#### [Data extract]
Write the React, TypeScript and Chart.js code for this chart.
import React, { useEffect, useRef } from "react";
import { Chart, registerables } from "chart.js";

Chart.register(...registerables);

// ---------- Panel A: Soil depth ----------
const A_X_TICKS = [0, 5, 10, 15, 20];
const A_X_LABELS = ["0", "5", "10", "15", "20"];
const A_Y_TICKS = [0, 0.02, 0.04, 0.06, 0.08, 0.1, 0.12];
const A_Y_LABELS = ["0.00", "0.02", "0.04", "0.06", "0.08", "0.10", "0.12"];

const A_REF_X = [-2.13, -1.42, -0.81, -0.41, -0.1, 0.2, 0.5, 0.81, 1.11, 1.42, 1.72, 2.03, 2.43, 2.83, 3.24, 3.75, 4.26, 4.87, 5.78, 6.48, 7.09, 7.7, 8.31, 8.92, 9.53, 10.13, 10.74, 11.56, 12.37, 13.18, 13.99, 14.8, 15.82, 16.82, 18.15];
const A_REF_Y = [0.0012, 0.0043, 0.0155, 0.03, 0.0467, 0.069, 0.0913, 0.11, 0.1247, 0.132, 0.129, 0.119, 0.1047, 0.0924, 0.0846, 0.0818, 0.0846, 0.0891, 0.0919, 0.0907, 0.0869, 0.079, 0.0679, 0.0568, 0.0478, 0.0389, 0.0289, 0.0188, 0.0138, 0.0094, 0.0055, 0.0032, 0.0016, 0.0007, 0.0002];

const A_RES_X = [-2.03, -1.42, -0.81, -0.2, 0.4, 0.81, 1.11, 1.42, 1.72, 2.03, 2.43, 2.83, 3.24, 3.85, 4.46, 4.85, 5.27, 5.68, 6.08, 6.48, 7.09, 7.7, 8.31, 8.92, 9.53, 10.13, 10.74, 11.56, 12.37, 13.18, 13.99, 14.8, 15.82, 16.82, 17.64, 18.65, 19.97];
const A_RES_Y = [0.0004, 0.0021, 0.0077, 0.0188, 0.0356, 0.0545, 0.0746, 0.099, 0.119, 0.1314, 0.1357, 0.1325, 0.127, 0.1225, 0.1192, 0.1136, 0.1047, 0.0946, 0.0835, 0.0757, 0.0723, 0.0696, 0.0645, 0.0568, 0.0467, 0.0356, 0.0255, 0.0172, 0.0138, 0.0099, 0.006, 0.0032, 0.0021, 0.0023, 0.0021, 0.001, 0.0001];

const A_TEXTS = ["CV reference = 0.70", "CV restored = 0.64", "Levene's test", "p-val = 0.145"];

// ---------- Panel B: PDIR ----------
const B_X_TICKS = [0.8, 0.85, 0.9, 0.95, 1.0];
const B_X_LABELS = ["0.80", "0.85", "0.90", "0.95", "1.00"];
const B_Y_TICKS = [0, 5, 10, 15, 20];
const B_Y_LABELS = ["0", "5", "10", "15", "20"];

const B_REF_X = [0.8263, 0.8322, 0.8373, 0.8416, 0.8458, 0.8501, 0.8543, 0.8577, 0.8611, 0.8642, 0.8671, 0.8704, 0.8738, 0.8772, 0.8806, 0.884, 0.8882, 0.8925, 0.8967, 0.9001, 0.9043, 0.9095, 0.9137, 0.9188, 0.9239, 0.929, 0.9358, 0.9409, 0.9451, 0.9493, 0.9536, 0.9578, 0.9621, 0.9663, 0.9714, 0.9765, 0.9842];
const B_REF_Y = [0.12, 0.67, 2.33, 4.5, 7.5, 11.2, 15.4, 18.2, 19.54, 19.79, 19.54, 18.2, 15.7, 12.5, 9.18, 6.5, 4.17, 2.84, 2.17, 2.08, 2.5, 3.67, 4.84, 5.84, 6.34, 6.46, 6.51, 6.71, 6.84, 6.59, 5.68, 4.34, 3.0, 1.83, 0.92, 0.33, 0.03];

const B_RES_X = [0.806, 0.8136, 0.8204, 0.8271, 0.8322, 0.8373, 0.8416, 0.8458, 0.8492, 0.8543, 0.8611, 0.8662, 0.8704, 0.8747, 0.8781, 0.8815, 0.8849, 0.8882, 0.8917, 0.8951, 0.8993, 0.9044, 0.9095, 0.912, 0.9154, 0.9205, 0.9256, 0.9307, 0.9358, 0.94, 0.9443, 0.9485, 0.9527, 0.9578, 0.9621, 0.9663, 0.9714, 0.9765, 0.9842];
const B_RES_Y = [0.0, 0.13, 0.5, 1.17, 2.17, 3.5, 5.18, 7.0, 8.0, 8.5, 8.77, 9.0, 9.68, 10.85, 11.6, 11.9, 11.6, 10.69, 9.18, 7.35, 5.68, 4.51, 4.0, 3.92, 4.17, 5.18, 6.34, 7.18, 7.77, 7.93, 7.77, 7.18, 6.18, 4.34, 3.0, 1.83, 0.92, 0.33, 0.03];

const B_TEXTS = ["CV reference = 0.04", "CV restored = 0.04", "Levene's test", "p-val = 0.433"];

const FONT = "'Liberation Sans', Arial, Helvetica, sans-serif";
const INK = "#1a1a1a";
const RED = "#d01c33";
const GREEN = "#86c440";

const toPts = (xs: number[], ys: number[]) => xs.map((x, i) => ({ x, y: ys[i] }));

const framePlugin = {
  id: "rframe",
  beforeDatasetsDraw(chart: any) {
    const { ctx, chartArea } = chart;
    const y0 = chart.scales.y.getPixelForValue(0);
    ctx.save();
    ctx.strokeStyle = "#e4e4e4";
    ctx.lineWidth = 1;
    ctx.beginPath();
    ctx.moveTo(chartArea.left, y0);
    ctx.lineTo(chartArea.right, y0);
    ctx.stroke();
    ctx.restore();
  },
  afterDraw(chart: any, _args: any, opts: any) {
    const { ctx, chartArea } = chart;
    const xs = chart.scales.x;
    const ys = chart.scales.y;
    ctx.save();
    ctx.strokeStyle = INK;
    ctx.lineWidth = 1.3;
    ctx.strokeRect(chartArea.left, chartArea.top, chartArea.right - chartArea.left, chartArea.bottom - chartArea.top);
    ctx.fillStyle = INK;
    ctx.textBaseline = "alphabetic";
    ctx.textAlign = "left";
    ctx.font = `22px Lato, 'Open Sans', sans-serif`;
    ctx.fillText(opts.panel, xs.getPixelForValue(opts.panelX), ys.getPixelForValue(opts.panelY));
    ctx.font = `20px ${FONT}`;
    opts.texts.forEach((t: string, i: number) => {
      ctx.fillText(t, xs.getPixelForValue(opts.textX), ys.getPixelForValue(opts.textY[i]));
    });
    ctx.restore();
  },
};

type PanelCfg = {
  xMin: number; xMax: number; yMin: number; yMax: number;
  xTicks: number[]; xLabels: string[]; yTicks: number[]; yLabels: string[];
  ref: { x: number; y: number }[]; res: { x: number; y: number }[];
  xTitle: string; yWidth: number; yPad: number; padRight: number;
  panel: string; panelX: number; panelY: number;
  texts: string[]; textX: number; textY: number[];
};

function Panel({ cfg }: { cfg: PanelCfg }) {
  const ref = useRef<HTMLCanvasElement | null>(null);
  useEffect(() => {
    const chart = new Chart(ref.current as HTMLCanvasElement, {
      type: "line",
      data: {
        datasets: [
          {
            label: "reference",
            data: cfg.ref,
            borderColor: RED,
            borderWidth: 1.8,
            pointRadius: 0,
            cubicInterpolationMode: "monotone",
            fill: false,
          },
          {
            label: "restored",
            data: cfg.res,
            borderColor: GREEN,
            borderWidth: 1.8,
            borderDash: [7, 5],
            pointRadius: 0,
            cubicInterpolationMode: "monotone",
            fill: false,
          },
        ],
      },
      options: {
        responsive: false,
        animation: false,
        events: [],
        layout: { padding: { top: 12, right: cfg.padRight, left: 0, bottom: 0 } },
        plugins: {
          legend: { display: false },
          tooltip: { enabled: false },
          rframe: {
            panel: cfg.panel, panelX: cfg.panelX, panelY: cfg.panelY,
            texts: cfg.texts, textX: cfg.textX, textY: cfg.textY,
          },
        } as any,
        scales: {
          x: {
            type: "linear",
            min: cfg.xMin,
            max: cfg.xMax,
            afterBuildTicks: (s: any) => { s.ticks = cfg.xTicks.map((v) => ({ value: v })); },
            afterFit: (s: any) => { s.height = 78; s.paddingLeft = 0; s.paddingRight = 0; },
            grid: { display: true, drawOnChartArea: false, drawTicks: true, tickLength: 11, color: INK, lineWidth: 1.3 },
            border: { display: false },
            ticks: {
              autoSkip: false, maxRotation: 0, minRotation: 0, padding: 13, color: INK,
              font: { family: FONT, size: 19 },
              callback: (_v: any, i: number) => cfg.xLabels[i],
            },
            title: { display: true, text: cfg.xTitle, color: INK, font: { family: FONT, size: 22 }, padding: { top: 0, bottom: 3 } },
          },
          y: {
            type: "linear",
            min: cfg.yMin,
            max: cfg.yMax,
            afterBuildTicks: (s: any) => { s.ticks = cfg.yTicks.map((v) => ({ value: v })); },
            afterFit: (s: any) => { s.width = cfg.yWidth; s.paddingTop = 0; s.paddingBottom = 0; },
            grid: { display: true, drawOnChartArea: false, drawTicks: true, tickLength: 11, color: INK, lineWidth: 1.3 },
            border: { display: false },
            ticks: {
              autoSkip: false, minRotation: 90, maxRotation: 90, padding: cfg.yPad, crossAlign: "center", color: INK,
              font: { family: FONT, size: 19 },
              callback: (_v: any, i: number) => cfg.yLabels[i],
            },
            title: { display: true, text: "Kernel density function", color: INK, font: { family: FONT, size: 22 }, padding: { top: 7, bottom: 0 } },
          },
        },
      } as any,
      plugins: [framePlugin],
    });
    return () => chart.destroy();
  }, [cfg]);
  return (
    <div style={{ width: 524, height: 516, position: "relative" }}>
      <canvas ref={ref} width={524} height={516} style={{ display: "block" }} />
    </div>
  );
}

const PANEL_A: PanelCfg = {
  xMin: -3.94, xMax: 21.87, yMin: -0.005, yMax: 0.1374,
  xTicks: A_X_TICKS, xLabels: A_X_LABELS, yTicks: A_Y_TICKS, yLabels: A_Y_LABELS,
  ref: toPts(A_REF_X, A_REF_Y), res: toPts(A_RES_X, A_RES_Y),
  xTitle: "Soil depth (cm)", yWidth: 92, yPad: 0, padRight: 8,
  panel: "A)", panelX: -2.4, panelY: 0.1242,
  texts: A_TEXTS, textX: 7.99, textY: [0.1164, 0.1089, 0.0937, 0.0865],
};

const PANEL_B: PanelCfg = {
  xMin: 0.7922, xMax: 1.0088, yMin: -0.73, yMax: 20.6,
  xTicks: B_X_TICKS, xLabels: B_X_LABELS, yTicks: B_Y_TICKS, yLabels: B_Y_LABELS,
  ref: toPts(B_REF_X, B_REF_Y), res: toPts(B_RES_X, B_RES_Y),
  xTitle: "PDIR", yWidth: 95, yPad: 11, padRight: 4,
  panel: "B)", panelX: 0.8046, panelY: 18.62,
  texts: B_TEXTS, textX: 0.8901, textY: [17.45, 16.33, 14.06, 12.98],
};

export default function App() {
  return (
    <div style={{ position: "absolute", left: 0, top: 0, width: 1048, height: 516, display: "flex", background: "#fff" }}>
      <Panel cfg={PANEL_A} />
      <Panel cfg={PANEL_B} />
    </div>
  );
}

#### [Objective]
Quote exactly the stretch of lines above that starts at the first one and ends at the line with "Chart.register(...registerables);", and nothing beyond it.

#### [Task output]
Write the React, TypeScript and Chart.js code for this chart.
import React, { useEffect, useRef } from "react";
import { Chart, registerables } from "chart.js";

Chart.register(...registerables);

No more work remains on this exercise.